Government should heed public concerns about freshwater
 
The Government should listen when Kiwis say freshwater quality is the single most important environmental issue facing New Zealand, the Green Party said today.
 
Freshwater was the most important issue that respondents identified in Lincoln University's 2013 survey of perceptions of the state of the environment, as it was in the 2008 and 2010 surveys. 
 
The formerly biennial, now triennial survey tests New Zealanders' perceptions of all the main natural resource areas (e.g. air, water, marine, biodiversity).
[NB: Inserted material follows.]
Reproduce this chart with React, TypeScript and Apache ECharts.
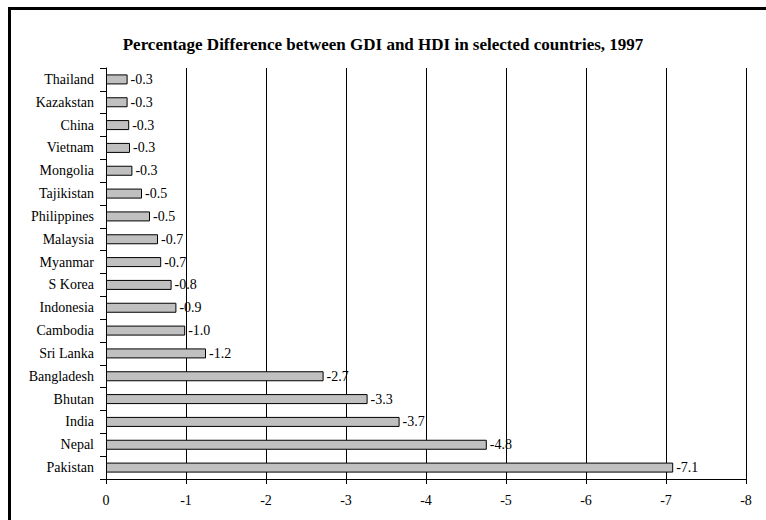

The 2013 survey has 2,200 respondents and is the seventh such survey since it began in 2000. It was released on Friday.
 
“New Zealanders continue to be worried about our rivers and lakes, wanting them better managed with less farm run-off. The Government needs to listen and overhaul its proposed weak bottom lines for water quality so that rivers are fit for swimming, not just wading and boating as National proposes,” said Green Party water spokesperson Eugenie Sage.
 
"This survey shows a continued decline in New Zealanders' perception of the state of our environment, with only 35% describing it as “good” in 2013 compared with 48% in 2000.  We have to reverse this trend and start making our 100% Pure New Zealand image stack up."
 
Of all natural resources in the survey, Kiwis consider that rivers and lakes are in the worst condition with 41% of respondents rating them as “bad” or “very bad,” an increase on 2010 results for water quality. Rivers and lakes have received the lowest ratings in the survey since 2004. 64% identified the management of farm effluent and runoff as “bad” or “very bad”; an increase on earlier years.
 
An increasing number of respondents identified farming as the main cause of a decline in freshwater quality (56% in 2013 compared with 25% in 2000). As the survey report states; “Over the 13 years of these surveys, farming has been increasingly perceived as problematic for all the resources monitored.” (p42)
 
“The public knows that successive National and Labour governments have overseen increasing pollution of rivers, lakes and aquifers from agricultural intensification and they have failed to take adequate action to control land use to protect water quality,” said Ms Sage.
 
“A healthy economy requires a healthy environment. We need to limit stock numbers and nutrient leaching in sensitive catchments. We need much stronger rules for water quality than National is proposing with its draft National Objectives Framework.
 
"New Zealanders love our rivers and lakes and want them protected. The Green Party is committed to strong rules for clean water so that these resources are clean enough for swimming, fishing and collecting kai,” said Ms Sage.